Hiring in 2022 is complicated.
OK, that’s an understatement. Hiring in 2022 is hard, especially if your industry is still experiencing a shortage of available talent.
While recent jobs reports have highlighted workforce rebounds, they skew the story. As any HR rep operating in the professional services, health care or software space (to name a few) can tell you, candidate scarcity remains a real and persistent issue.
The good news? Your hiring teams are not powerless. You can still hire the right candidates for your most pivotal roles, with an appropriately agile approach.
Here are three ways you can mitigate—or at least minimize—the impact of a shallow talent pool.
1. Align your hiring team on candidate behaviors
Too often, companies still focus on a person’s resume and skills, overlooking a key predictor of success: the behaviors required to thrive in a role.
But while skills can be taught and experienced gained, behaviors aren’t easily learned or changed. And behaviors have a big impact: a person’s behavior can predict their job performance in almost any role.
You can shorten the time-to-hire curve by flipping that script—but only if everyone is involved. Huddle your hiring team—from phone screen to onboarding—around the core behavioral traits you deem essential to success in your open roles. Maybe you need a hard-charging innovator to lead a scaling sales team. Or perhaps you need a detail-oriented project manager to bring process and order to your marketing efforts.
Align on the most important behaviors, and whittle your candidate pool accordingly.
2. Write job descriptions that reflect the ideal behaviors
We’ve all seen them—or we’re even guilty of writing them: stale, boilerplate job ads that do little to differentiate your open role (or your company) from any other.
In 2022, the best candidates have more leverage than ever. They can cherry pick the recruiters and employers they engage with and they may start selecting opportunities based on whose ads are most enticing.
In a hyper-competitive candidate market, your job descriptions are core to the candidate experience. And like a smooth interview process, a sleek, succinct job description can become a competitive advantage. Think of it as an extension of your organization’s image and branding and write accordingly.

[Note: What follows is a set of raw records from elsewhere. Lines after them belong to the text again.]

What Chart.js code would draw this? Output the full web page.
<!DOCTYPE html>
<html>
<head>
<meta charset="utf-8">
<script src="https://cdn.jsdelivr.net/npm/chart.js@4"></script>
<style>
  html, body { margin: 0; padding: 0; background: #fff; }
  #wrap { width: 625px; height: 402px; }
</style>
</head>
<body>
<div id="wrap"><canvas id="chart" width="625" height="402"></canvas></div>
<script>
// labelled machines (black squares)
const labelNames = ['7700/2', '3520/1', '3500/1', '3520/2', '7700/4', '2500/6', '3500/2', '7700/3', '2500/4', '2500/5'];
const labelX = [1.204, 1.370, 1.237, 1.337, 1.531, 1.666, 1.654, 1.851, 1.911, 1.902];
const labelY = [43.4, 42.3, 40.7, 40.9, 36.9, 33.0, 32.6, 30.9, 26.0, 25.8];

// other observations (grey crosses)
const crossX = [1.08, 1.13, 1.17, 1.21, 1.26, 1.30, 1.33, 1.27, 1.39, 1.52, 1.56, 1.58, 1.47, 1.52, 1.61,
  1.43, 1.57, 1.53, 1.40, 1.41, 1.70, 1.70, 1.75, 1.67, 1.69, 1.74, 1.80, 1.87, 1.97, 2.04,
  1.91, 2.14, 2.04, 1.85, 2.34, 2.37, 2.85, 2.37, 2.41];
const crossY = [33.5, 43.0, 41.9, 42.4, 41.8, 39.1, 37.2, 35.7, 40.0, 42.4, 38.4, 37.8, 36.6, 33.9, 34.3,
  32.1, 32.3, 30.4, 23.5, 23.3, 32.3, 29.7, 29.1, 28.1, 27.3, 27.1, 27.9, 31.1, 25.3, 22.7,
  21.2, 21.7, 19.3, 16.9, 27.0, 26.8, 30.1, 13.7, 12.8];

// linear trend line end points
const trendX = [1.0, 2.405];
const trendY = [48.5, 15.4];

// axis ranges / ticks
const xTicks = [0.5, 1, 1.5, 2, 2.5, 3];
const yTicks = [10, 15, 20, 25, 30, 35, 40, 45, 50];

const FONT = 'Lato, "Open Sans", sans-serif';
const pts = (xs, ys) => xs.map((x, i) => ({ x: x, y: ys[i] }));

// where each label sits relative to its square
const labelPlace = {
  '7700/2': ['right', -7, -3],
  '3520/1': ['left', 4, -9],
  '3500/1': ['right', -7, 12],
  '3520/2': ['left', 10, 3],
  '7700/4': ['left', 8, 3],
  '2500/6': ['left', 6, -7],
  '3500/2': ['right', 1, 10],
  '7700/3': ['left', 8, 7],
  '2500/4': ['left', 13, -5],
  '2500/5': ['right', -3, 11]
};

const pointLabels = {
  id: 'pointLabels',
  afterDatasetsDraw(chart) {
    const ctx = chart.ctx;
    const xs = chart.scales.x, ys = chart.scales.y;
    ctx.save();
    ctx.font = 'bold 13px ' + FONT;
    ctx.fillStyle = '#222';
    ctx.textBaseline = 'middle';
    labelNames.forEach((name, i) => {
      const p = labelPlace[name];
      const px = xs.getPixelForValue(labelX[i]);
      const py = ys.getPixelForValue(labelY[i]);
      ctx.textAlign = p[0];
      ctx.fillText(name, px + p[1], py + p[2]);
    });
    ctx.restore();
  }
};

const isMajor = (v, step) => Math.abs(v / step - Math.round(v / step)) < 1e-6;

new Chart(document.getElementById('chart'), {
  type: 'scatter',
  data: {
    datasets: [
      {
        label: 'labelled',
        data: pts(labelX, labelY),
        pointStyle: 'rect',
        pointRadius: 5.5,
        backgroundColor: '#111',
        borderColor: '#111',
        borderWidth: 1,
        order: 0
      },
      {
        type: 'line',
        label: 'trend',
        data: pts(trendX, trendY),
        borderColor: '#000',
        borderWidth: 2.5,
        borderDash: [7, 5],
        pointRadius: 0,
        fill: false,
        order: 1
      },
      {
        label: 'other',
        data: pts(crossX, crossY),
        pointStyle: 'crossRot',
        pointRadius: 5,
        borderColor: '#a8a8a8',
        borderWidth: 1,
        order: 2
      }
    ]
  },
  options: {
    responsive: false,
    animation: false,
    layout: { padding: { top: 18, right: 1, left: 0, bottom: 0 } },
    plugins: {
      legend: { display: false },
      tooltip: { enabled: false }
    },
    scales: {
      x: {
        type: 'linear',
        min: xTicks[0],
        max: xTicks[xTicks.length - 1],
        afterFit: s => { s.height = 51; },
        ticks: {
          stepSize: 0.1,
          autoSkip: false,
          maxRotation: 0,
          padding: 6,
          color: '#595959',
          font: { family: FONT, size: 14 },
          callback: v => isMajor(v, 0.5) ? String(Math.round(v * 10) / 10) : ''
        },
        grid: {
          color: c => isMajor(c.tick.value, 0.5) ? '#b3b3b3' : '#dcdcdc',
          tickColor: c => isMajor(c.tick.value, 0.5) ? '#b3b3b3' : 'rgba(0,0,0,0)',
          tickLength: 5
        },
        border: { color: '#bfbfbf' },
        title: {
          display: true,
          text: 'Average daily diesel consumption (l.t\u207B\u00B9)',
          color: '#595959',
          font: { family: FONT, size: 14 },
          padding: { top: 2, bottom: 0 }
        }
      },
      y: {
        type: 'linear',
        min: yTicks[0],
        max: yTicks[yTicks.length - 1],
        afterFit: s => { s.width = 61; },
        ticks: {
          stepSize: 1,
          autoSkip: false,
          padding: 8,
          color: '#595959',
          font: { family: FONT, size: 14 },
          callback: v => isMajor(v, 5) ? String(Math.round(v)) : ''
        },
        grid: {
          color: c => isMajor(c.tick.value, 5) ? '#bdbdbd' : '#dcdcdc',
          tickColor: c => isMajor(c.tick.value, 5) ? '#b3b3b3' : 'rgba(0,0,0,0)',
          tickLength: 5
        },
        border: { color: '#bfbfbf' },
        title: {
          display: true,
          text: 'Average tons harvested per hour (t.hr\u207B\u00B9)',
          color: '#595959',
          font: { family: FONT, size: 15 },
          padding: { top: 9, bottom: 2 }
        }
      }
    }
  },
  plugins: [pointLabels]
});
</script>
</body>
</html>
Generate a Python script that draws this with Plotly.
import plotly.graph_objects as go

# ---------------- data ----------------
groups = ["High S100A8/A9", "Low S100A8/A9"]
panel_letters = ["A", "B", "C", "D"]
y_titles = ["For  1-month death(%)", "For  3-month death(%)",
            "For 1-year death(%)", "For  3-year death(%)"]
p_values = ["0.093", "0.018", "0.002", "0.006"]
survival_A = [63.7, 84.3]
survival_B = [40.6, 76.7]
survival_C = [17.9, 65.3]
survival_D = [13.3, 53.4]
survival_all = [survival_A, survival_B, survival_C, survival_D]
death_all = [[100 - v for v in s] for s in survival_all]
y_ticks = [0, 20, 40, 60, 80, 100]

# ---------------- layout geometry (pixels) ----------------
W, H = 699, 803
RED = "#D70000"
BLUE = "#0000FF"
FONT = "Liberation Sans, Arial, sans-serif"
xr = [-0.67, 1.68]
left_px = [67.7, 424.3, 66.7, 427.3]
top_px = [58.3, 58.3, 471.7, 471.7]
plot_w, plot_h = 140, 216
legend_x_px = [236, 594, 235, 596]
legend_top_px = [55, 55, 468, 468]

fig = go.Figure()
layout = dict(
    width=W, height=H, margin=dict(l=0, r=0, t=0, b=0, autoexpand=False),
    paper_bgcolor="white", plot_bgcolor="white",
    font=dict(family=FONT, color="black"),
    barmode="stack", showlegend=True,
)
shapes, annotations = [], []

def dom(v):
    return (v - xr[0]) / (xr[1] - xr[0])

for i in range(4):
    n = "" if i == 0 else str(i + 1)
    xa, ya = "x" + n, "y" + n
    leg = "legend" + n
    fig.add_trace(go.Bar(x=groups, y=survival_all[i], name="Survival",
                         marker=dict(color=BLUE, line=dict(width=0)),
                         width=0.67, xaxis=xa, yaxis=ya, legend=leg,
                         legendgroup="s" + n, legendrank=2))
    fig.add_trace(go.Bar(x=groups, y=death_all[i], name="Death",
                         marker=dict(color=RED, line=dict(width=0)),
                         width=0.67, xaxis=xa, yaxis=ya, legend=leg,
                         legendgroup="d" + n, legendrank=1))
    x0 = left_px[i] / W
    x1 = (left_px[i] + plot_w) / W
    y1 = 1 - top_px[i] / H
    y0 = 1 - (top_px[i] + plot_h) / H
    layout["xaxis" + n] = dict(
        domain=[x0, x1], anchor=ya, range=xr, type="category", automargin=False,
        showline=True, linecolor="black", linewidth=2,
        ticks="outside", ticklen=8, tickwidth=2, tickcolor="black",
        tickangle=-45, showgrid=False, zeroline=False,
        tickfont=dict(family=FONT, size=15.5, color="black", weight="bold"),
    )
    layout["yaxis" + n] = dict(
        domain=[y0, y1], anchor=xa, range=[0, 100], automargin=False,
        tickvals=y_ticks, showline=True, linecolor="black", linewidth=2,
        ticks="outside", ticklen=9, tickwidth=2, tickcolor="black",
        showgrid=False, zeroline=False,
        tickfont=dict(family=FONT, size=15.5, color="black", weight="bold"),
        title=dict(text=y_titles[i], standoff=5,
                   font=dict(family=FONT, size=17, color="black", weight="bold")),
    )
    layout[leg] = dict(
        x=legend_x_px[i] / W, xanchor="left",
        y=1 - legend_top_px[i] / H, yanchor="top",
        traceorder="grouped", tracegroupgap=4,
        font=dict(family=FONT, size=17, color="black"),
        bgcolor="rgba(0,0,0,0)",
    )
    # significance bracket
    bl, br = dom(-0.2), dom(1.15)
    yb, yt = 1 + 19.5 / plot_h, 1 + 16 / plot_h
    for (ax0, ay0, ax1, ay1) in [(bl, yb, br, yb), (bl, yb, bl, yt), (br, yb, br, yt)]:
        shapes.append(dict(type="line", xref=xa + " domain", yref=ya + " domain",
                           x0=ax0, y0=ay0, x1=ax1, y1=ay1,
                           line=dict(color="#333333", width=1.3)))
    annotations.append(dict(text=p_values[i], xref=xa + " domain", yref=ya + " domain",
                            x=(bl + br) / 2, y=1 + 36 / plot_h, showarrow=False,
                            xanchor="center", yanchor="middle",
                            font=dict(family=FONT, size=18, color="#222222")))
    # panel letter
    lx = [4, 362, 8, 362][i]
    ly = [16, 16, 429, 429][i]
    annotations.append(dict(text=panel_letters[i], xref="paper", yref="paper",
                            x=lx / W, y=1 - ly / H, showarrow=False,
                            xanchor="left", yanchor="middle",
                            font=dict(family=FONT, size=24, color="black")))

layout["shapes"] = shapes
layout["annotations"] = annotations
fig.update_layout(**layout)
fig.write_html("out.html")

If that organizational identity includes a focus on behavioral data, all the better. Highlight the behaviors that an ideal candidate should possess. You might be surprised to find more candidates come knocking, because you’ve opened the door by looking beyond the resume and in turn, made your hiring process stand out.
3. Emphasize growth and development—at every stage
Most HR and People Ops professionals know well by now: Attracting top talent is about more than making the best offer. Increasingly, the most sought-after candidates can parlay their leverage in unprecedented ways. Perks and sweeteners often take on non-traditional or less tangible forms.
One way you can address that demand is by emphasizing development opportunities as they relate to both the role and the company. Candidates want to feel valued and like they belong. When fielding multiple offers, they’re willing to bypass a company whose values and mission don’t align with their own.
You can play to that desire for belonging without compromising your organizational identity: Promote professional development stipends or reimbursements your employees are entitled to; talk about the team they’ll be joining; and above all else, prioritize a people strategy. What do we mean by a people strategy?
A people strategy is a systematized approach to ensuring high retention and competitive hiring. That could mean flexible work hours, unlimited paid time off, or an employee-choice workplace option—it all depends on your employees’ needs. But no matter what the specifics, one thing is clear: Companies who put their people strategy on a level with their business strategy are winning these talent battles more often.
It’s within your power to address a candidate shortage. But you have to be willing to adapt and above all else, be real—both about what candidates want and what you can offer.